Worrell told dozens of participants at an international business and financial services sector conference at the Lloyd Erskine Sandiford Centre last week that the ongoing global economic meltdown had exposed inadequacies in international financial oversight, and efforts to devise international institutional arrangements to prevent a repeat were still under way.“
In the eyes of many, including myself, these efforts have hardly begun to address the financial dysfunction which was and still is at the root of the financial crisis. 
“The Basel Committee on Banking Supervision has issued revised guidelines for banks, which remain the subject of debate. In other financial subsectors, the needed reforms have yet to be codified and discussed,” the country’s lead economic advisor noted.
He said the Financial Stability Board (FBS) which the Group of 20 countries set up some years ago to coordinate those efforts had so far “not gone beyond checking on legislation and information systems to address the analytical causes of financial instability”.
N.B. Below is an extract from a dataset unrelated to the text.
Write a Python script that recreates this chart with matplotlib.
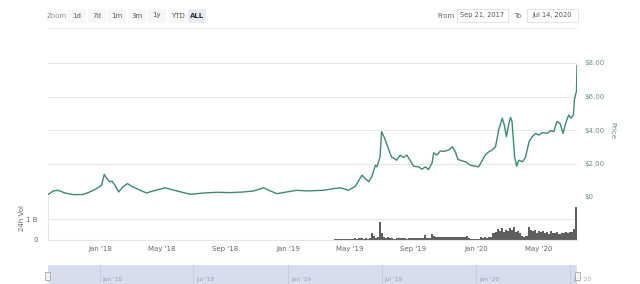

Worrell said it was therefore important for Barbados to participate actively in an exercise of “international financial reform” with regional partners and other countries which offered international business and financial services.
“This requires us to up our game in a collaborative exercise between regulators, official agencies and market participants. 
“We must not find ourselves any longer in the position of followers, reacting to initiatives, mostly threatening, that originate in the OECD and G20, of which we are not members,” Worrell said.
The Central Bank Governor said Barbados had to find ways “to move the initiative for financial reform back on the agenda of the IMF, were we do have a voice.”
The economist said this country had already taken some steps towards “a strategy along those lines, and we must build on these foundations”.